Sunday, June 07, 2009 | News, Atlanta
Safety takes center stage for Atlanta’s arts community

“If whoever is in the audience likes how you look and they are not mentally sane, they are going to try something.”—Zakiya Watford
From left: Synchronicity’s Amy Wratchford and 7 Stages’ Heidi Howard, with 7 Stages staffers Corrie Haislip and Susan McCluskey
BY AARON EDWARDS
The jingling of keys reverberates in the eerie silence of Heidi Howard’s office at 7 Stages in Little Five Points. As the company’s production stage manager, Howard is usually in the building late at night—11 p.m., midnight, maybe 1 a.m. Currently, it’s 3 o’clock in the morning. As she fervently types at her computer and makes final notes for the day, she checks items off of a mental to-do list:
Turn off the lights: check. Lock the theater doors: check. Clear out the actors: check.
The keys on her waist gently shake against her hip as she walks toward the back doors. For Howard, this night is no different than most. But with crime a hot-button issue in Atlanta, where car theft, robbery and burglary rates are consistently more than twice the national average, safety is a key concern for members of the city’s artistic institutions.
That’s especially true for those who keep late hours. After 10:30 p.m., when curtains close and theater lights are dimmed, actors, crew members and theater patrons make their way to parking lots, bus stops and MARTA stations across the city, where they’re hyper-aware of their vulnerability to every car, every stranger and suspicious-looking character that wanders by.
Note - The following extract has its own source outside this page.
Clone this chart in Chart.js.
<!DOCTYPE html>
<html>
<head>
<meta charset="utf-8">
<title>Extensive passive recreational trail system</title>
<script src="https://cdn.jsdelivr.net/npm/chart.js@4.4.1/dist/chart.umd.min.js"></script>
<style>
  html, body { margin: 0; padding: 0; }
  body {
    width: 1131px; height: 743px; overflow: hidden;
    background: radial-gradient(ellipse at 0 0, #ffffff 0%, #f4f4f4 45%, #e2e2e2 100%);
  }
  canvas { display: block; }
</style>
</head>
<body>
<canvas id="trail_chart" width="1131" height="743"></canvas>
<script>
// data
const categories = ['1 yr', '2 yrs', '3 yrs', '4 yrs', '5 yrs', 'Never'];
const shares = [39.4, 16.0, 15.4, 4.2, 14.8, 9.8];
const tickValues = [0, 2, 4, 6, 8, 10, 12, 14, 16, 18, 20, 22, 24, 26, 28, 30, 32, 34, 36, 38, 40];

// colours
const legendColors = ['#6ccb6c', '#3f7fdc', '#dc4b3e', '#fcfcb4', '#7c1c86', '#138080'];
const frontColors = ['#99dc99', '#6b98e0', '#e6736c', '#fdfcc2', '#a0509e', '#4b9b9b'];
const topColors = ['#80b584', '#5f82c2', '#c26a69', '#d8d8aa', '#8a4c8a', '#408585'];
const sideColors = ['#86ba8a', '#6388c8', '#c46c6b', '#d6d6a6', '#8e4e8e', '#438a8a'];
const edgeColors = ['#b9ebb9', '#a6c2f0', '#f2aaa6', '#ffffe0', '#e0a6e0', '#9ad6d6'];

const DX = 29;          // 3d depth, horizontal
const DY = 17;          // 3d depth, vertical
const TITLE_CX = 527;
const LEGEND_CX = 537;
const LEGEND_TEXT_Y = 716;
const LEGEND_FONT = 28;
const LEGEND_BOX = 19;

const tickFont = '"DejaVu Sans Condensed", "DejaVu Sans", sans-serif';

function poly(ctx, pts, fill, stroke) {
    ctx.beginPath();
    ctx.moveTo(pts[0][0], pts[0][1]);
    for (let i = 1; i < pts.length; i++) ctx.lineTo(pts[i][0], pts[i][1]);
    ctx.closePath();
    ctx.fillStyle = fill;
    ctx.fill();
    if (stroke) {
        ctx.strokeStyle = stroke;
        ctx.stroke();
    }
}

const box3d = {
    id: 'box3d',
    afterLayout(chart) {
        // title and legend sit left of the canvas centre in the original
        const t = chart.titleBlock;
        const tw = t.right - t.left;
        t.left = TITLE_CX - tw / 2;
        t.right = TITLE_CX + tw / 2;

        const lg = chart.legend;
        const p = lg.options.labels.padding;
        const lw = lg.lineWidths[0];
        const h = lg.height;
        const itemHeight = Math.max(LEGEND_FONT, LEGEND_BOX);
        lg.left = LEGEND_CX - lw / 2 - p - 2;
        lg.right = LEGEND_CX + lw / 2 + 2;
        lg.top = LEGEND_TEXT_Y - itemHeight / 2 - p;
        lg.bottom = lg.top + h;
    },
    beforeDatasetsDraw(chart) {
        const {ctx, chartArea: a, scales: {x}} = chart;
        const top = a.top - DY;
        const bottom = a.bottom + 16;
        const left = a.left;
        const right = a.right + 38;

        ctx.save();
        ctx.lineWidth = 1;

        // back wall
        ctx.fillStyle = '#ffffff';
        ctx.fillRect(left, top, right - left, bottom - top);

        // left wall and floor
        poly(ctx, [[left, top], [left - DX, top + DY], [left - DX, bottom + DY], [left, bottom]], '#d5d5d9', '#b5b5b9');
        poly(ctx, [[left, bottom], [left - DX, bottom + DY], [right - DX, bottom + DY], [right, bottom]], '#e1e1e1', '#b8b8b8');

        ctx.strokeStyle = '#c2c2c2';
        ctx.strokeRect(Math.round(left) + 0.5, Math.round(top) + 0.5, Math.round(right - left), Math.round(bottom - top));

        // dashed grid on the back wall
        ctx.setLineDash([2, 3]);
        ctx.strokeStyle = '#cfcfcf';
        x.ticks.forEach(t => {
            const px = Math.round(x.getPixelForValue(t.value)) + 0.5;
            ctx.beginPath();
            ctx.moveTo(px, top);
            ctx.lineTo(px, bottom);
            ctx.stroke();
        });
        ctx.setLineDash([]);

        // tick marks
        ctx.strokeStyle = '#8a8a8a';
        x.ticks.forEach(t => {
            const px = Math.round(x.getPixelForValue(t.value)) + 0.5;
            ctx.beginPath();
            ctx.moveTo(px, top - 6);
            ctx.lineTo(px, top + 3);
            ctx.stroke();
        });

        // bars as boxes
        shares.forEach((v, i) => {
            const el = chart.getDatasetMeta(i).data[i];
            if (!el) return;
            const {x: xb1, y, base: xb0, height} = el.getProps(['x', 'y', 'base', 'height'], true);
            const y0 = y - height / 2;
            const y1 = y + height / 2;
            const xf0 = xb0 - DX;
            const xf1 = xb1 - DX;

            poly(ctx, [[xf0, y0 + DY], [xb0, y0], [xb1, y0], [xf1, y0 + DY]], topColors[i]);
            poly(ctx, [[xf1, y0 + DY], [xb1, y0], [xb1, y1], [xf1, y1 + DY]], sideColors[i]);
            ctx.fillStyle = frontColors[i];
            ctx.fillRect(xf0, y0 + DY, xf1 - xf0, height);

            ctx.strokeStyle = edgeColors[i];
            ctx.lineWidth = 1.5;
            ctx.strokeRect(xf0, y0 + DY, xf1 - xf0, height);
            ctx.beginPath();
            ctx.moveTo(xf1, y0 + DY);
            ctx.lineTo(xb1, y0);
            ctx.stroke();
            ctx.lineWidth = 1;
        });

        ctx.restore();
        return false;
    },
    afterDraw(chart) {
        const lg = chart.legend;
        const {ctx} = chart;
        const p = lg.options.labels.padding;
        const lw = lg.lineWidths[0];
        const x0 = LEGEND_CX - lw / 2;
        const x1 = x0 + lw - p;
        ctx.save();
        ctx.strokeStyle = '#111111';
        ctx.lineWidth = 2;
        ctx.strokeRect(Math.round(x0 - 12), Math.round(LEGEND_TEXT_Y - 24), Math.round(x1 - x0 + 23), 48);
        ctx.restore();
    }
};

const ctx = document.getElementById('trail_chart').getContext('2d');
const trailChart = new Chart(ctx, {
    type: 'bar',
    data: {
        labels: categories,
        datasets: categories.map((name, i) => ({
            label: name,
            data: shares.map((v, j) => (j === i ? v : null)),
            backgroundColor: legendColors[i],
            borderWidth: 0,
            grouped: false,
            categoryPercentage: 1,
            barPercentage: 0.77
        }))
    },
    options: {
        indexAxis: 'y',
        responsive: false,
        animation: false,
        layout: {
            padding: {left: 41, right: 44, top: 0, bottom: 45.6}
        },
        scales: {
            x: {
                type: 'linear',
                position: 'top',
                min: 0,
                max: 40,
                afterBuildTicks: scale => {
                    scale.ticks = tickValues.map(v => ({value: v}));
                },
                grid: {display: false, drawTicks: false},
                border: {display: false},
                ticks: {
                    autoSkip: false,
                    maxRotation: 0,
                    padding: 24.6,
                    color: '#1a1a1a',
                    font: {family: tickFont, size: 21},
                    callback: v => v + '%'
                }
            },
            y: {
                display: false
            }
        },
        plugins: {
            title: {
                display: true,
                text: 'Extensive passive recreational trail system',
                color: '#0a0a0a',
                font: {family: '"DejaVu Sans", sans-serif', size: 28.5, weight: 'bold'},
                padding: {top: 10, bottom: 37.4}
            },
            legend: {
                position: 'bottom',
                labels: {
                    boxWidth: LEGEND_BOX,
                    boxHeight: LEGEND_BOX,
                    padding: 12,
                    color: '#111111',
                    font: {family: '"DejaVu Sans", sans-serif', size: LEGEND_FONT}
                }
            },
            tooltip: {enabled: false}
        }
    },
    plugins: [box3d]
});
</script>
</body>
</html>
Crime statistics released by the FBI last week show that violent crime in Atlanta decreased by 8.3 percent in 2008 (although property crime, burglary and theft saw increases). And Amy Wratchford, managing director for Synchronicity Performance Group, which makes its home at 7 Stages, says that so far, crime hasn’t been an issue at the venue.
“In the two and a half years that I’ve been here, we’ve had one incident of someone’s car being broken into,” she says. “But other than that, we haven’t found it to be necessarily any more dangerous than any other neighborhood. I don’t want folks to get the wrong idea and think there is a massive crime problem at the theater. We definitely watch out for each other.”
Howard stresses that going out to a show in the neighborhood is as safe as it’s ever been. Nevertheless, she says, it’s best to be aware and take precautions.
“As the production manager, I always tell the people who are coming into the space, whether it’s renters or my actors or production team or whomever, that ‘Hey, we’re in Little Five Points; be aware of your surroundings.’”
Barbara Uterhardt, artistic company manager at OnStage Atlanta, says security is a prime focus of her theater company, as well.
“In the contracts the actors and crew sign, we say their safety is our concern,” she says. “We want them to be either walked to their car by someone, or at least have someone watch them [go] out to their car.”
Uterhardt’s dilemma, like that of other theater company managers, is finding a happy medium between the security the company can provide with the protection provided by the City of Atlanta.
Howard says she’s adamant about the safety of the actors, crew and patrons at 7 Stages.
“We don’t f**k around,” she says. “This is my home, and when I welcome artists and guests here, I want to help with their safety, as well. I feel like that’s my job as someone who runs the organization. There is a certain level of respect needed for a community to work together and create, and I feel that we have that here at 7 Stages.”
"A UNITED EFFORT"
Zakiya Watford, a local actress and production manager, recalls an encounter with an audience member that made her feel unsafe.
“If whoever is in the audience likes how you look and they are not mentally sane, they are going to try something,” she says.
She suggests that actresses apply the ever-popular buddy system to ensure safety while walking on the streets after performances.
“If [an actress] is going to buddy up with somebody, it pretty much needs to be a man. I don’t even think it needs to be pairs. If the cast is leaving at one time, they need to leave together. It needs to be more of a united effort when it comes to safety.”
Randall Cobb, a board member of the Midtown Ponce Security Alliance and chairman of the Midtown Neighbors’ Association Safety Committee, says coalitions of actors and citizens are making strides to resolve the issue.
“We’ve sort of taken matters into our own hands,” he says, pointing to neighborhood organizations that spread awareness and share tips to keep residents alert and secure.
“Don’t take the side streets where there are no lights,” he says by way of example. “If you want to walk up 10th Street, walk up 10th Street; don’t cut through [other streets] at certain hours of the night. Stay off your cell phone. If you’re leaving a dark theater at night, go right to the car.”
Cobb says that in the past couple of months, “we’ve seen a significant turnaround” in Midtown. “With the help of our Zone 5 commander, Major Khirus Williams, we’re doing a pretty good job.”
But, he says, this “turnaround” won’t stick if Atlanta citizens remain in fear of criminals.
“There’s a mindset of fear, and people are wondering if they are going to be able to get out of their car and go into the theater and come out safely and in one piece,” he says. “And that is something that you have to retrain your brain for. There has to be a no-fear mentality.”